Append list to dictionary-CodePudding

I am working on a code like below, which slices the address column. For this I have created a dictionary and created an empty list final to append all the pre processing.see code

import pandas as pd

data = {'id':  ['001', '002', '003'],
        'address': ["William J. Clare\\n290 Valley Dr.\\nCasper, WY 82604\\nUSA",
                    "1180 Shelard Tower\\nMinneapolis, MN 55426\\nUSA",
                    "William N. Barnard\\n145 S. Durbin\\nCasper, WY 82601\\nUSA"]

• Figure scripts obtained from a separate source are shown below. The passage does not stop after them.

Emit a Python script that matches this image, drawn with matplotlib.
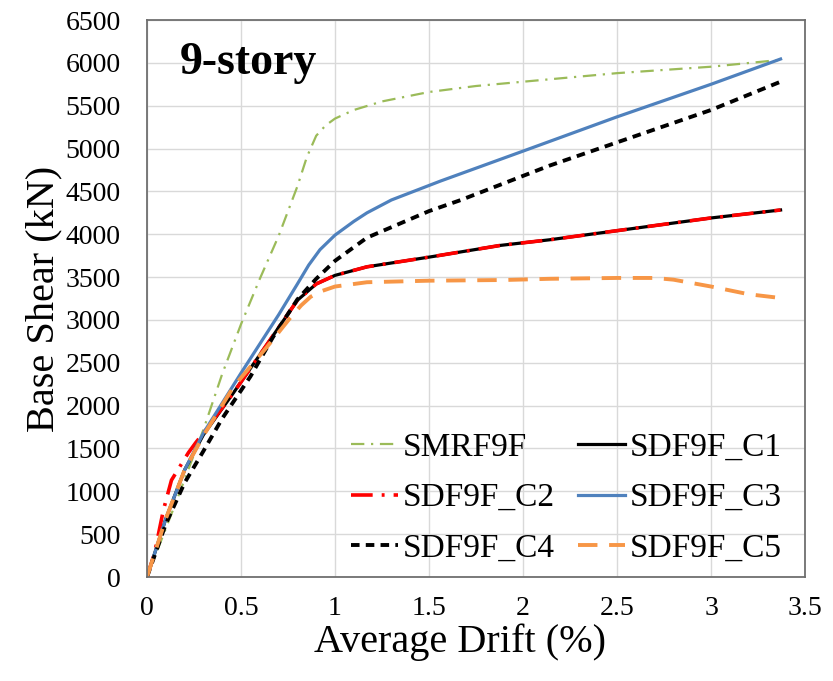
import numpy as np
import matplotlib.pyplot as plt

# pushover curves, drift (%) vs base shear (kN)
smrf_x = [0, 0.15, 0.3, 0.4, 0.5, 0.6, 0.7, 0.8, 0.85, 0.9, 0.95, 1.0, 1.1, 1.25, 1.5, 1.75, 2.0, 2.5, 3.0, 3.37]
smrf_y = [0, 850, 1720, 2370, 2950, 3480, 3980, 4560, 4900, 5150, 5270, 5350, 5450, 5550, 5660, 5730, 5780, 5880, 5955, 6035]

c1_x = [0, 0.1, 0.2, 0.3, 0.46, 0.64, 0.8, 0.9, 1.0, 1.17, 1.52, 1.88, 2.14, 3.0, 3.37]
c1_y = [0, 680, 1250, 1660, 2150, 2720, 3230, 3420, 3520, 3620, 3740, 3870, 3935, 4190, 4283]

c2_x = [0, 0.04, 0.087, 0.13, 0.175, 0.22, 0.26, 0.3, 0.46, 0.64, 0.8, 0.9, 1.0, 1.17, 1.52, 1.88, 2.14, 3.0, 3.37]
c2_y = [0, 280, 780, 1130, 1290, 1450, 1570, 1680, 2150, 2720, 3230, 3420, 3520, 3620, 3740, 3870, 3935, 4190, 4283]

c3_x = [0, 0.1, 0.2, 0.3, 0.4, 0.5, 0.6, 0.7, 0.8, 0.86, 0.92, 1.0, 1.1, 1.17, 1.3, 1.56, 2.0, 2.5, 3.0, 3.37]
c3_y = [0, 680, 1250, 1680, 2030, 2380, 2720, 3060, 3420, 3640, 3820, 3990, 4150, 4250, 4400, 4620, 4970, 5370, 5750, 6045]

c4_x = [0, 0.1, 0.2, 0.3, 0.4, 0.55, 0.67, 0.8, 0.9, 1.0, 1.17, 1.5, 1.67, 2.14, 3.0, 3.37]
c4_y = [0, 620, 1100, 1470, 1850, 2340, 2800, 3240, 3480, 3690, 3960, 4270, 4400, 4800, 5450, 5780]

c5_x = [0, 0.1, 0.2, 0.3, 0.46, 0.64, 0.76, 0.82, 0.87, 0.92, 1.0, 1.17, 1.5, 1.9, 2.14, 2.5, 2.7, 2.8, 3.0, 3.2, 3.37]
c5_y = [0, 680, 1250, 1650, 2220, 2690, 3020, 3170, 3270, 3330, 3390, 3440, 3458, 3466, 3480, 3490, 3490, 3470, 3390, 3300, 3256]

labels = ["SMRF9F", "SDF9F_C1", "SDF9F_C2", "SDF9F_C3", "SDF9F_C4", "SDF9F_C5"]
xticks = np.arange(0, 3.51, 0.5)
yticks = np.arange(0, 6501, 500)

plt.rcParams['font.family'] = ['Liberation Serif', 'DejaVu Serif']

fig = plt.figure(figsize=(8.33, 6.81), dpi=100)
ax = fig.add_axes([0.1765, 0.1527, 0.7899, 0.8179])

l0, = ax.plot(smrf_x, smrf_y, color="#9BBB59", lw=1.6, ls=(0, (6, 3, 1, 3)), label=labels[0])
l1, = ax.plot(c1_x, c1_y, color="black", lw=2.3, label=labels[1])
l2, = ax.plot(c2_x, c2_y, color="red", lw=2.6, ls=(0, (6, 2.5, 0.8, 2.5)), label=labels[2])
l3, = ax.plot(c3_x, c3_y, color="#4F81BD", lw=2.3, label=labels[3])
l4, = ax.plot(c4_x, c4_y, color="black", lw=2.8, ls=(0, (2.2, 1.6)), label=labels[4])
l5, = ax.plot(c5_x, c5_y, color="#F79646", lw=2.8, ls=(0, (5, 3)), label=labels[5])

ax.set_xlim(0, 3.5)
ax.set_ylim(0, 6500)
ax.set_xticks(xticks)
ax.set_xticklabels(["0", "0.5", "1", "1.5", "2", "2.5", "3", "3.5"])
ax.set_yticks(yticks)
ax.grid(True, color="#D9D9D9", lw=1)
ax.set_axisbelow(True)
ax.tick_params(length=0, labelsize=20)
ax.tick_params(axis="y", pad=19)
ax.tick_params(axis="x", pad=14)
for s in ax.spines.values():
    s.set_color("#6F6F6F")
    s.set_linewidth(1.3)

ax.set_xlabel("Average Drift (%)", fontsize=29)
ax.xaxis.set_label_coords(0.475, -0.084, transform=ax.transAxes)
ax.xaxis.label.set_va("top")
ax.set_ylabel("Base Shear (kN)", fontsize=29, labelpad=2)

ax.text(0.05, 0.903, "9-story", transform=ax.transAxes, fontsize=33,
        fontweight="bold", ha="left", va="baseline")

# legend filled row-wise like the original
handles = [l0, l2, l4, l1, l3, l5]
ax.legend(handles, [h.get_label() for h in handles], ncol=2, loc="lower left",
          bbox_to_anchor=(0.29, 0.0), frameon=False, fontsize=24,
          handlelength=1.4, handletextpad=0.15, columnspacing=0.7,
          labelspacing=0.6, borderpad=0.0, borderaxespad=0.4)

fig.savefig("out.png", dpi=100)
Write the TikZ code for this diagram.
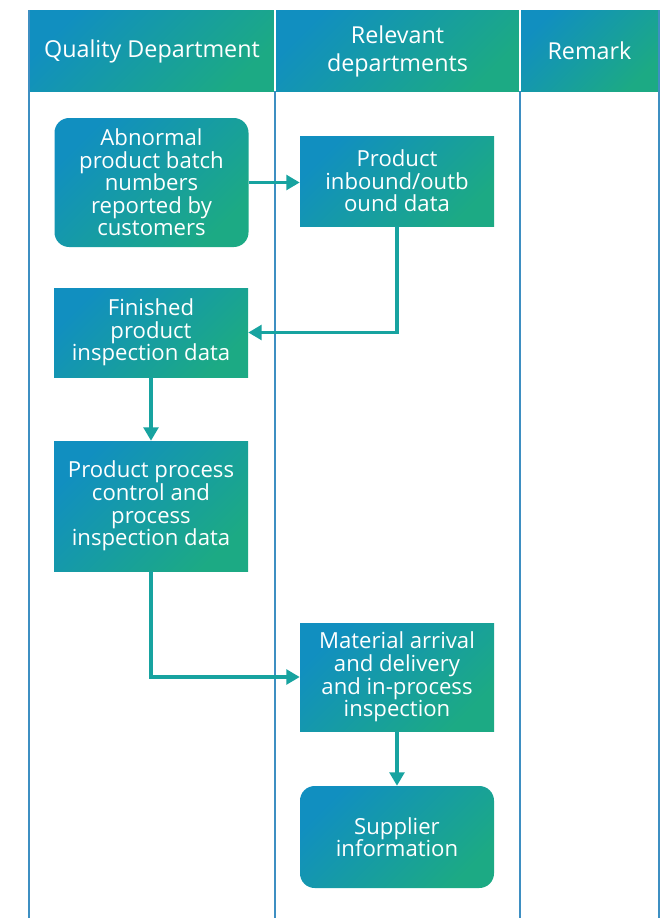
\documentclass[tikz,border=0pt]{standalone}
\usepackage{fontspec}
\setmainfont{Open Sans}
\usepackage{xcolor}
\usepackage{tikz}
\usetikzlibrary{arrows.meta}

\definecolor{laneblue}{HTML}{118FC0}
\definecolor{lanegreen}{HTML}{1CAA84}
\definecolor{flowteal}{HTML}{17A3A0}
\definecolor{gridblue}{HTML}{3E8FC2}

\begin{document}
\begin{tikzpicture}[x=0.75pt, y=-0.75pt,
    grad/.style={top color=laneblue, bottom color=lanegreen, shading angle=45},
    task/.style={grad, minimum width=194*0.75pt, align=center, text=white,
        font=\fontsize{16.6}{16.9}\selectfont, inner sep=0pt},
    flow/.style={draw=flowteal, line width=2.4pt, -{Triangle[length=10pt,width=11pt]}}]
    \useasboundingbox (0,0) rectangle (668,918);

    % Header row
    \shade[grad] (29,10) rectangle (275,91);
    \shade[grad] (275,10) rectangle (520,91);
    \shade[grad] (520,10) rectangle (659,91);
    \node[text=white, font=\fontsize{17.5}{21}\selectfont] (qd) at (152,51) {Quality Department};
    \node[text=white, font=\fontsize{17.5}{21}\selectfont, align=center] (rd) at (397.5,51) {Relevant\\departments};
    \node[text=white, font=\fontsize{17.5}{21}\selectfont] (rm) at (589.5,51) {Remark};

    % Lanes
    \draw[white, line width=0.9pt] (275,10) -- (275,91);
    \draw[white, line width=0.9pt] (520,10) -- (520,91);
    \draw[gridblue, line width=1.1pt] (29,10) -- (29,918);
    \draw[gridblue, line width=1.1pt] (659,10) -- (659,918);
    \draw[gridblue, line width=1.1pt] (275,91) -- (275,918);
    \draw[gridblue, line width=1.1pt] (520,91) -- (520,918);

    % Steps
    \node[task, rounded corners=11pt, minimum height=129*0.75pt] (abnormal) at (151.5,182.5)
        {Abnormal\\product batch\\numbers\\reported by\\customers};
    \node[task, minimum height=90*0.75pt] (inbound) at (397,181)
        {Product\\inbound/outb\\ound data};
    \node[task, minimum height=89*0.75pt] (finished) at (151,332.5)
        {Finished\\product\\inspection data};
    \node[task, minimum height=130*0.75pt] (process) at (151,506)
        {Product process\\control and\\process\\inspection data};
    \node[task, minimum height=108*0.75pt] (material) at (397,677)
        {Material arrival\\and delivery\\and in-process\\inspection};
    \node[task, rounded corners=11pt, minimum height=102*0.75pt] (supplier) at (397,837)
        {Supplier\\information};

    % Connectors
    \draw[flow] (abnormal.east) -- (inbound.west |- abnormal.east);
    \draw[flow] (inbound.south) |- (finished.east);
    \draw[flow] (finished.south) -- (process.north);
    \draw[flow] (process.south) |- (material.west);
    \draw[flow] (material.south) -- (supplier.north);
\end{tikzpicture}
\end{document}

df_dict = df.to_dict('records')

final = []
for row in df_dict:
    add = row["address"]
    # print(add.split("\\n") , len(add.split("\\n")))
    if len(add.split("\\n")) > 3:
        target = add.split("\\n")
        target = target[-3:]
        target = '\\n'.join(target)
    else:
        target = add.split("\\n")
        target = '\\n'.join(target)
    final.append(target)
    print(target)

After preprocessing I am appending the empty list. Now, I want to update the df_dict with the final list. and convert the df_dict to pandas dataframe.

sample out put:

id  address
1   290 Valley Dr.\\nCasper, WY 82604\\nUSA
2   1180 Shelard Tower\\nMinneapolis, MN 55426\\nUSA
3   145 S. Durbin\\nCasper, WY 82601\\nUSA

Your help will be greatly appreciated.

Thanks in advance

CodePudding user response：

If you want to assing to dictionary

df_dict['address'] = final

But you can assign directly to dataframe

df['address'] = final

You could even use .apply(function) to do it without creating dictionary

def preprocess(value):
    parts = value.split("\\n") 
    if len(parts) > 3:
        parts = parts[-3:]
    value = '\\n'.join(parts)
    print(value)
    return value
    
df['address'] = df['address'].apply(preprocess)

Full working code:

import pandas as pd

data = {'id':  ['001', '002', '003'],
        'address': ["William J. Clare\\n290 Valley Dr.\\nCasper, WY 82604\\nUSA",
                    "1180 Shelard Tower\\nMinneapolis, MN 55426\\nUSA",
                    "William N. Barnard\\n145 S. Durbin\\nCasper, WY 82601\\nUSA"]}

df = pd.DataFrame(data)
print(df)

def preprocess(value):
    parts = value.split("\\n") 
    if len(parts) > 3:
        parts = parts[-3:]
    value = '\\n'.join(parts)
    print(value)
    return value
    
df['address'] = df['address'].apply(preprocess)

print(df)